Talking About Past Experiences

"Have you ever been to Spain?" "I went there last year." "I've never tried surfing." "I haven't seen that film yet." Talking about experience pivots on one choice: the perfect tense (har været) for an experience at no specified time, versus the past tense (var) when you anchor it to a definite point. Danish draws this line almost exactly where English does — which is good news, because the habit transfers. This page gives you graded models, a slot table, and the four experience adverbs you need: nogensinde (ever), aldrig (never), allerede (already), and endnu ikke (not yet).

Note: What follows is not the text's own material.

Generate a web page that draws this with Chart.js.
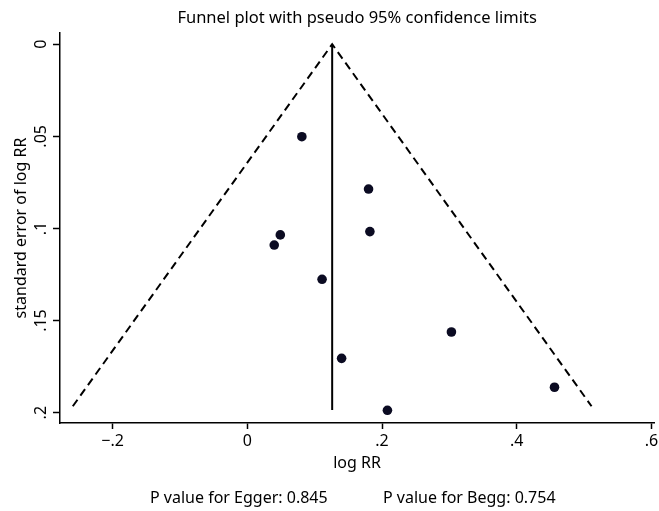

The core split: perfect for experience, past for a specific time

Use the perfect (har/er + past participle) when the point is whether something has happened at all, with no particular time attached — the "experience" reading.

Har du nogensinde været i Spanien?

Have you ever been to Spain?

Use the past (var, , spiste) the moment you name whensidste år, i går, for to uger siden. A definite past time and the perfect tense are incompatible.

Ja, jeg var der sidste år.

Yes, I was there last year.

Notice the natural exchange: the question asks about experience (Har du været — perfect), and the answer, now pinned to sidste år, switches to the past (var). This back-and-forth is exactly how the two tenses share the work. For the underlying contrast, see past vs perfect.

Vi har spist på den restaurant mange gange.

We've eaten at that restaurant many times.

Vi spiste på den restaurant i fredags.

We ate at that restaurant last Friday.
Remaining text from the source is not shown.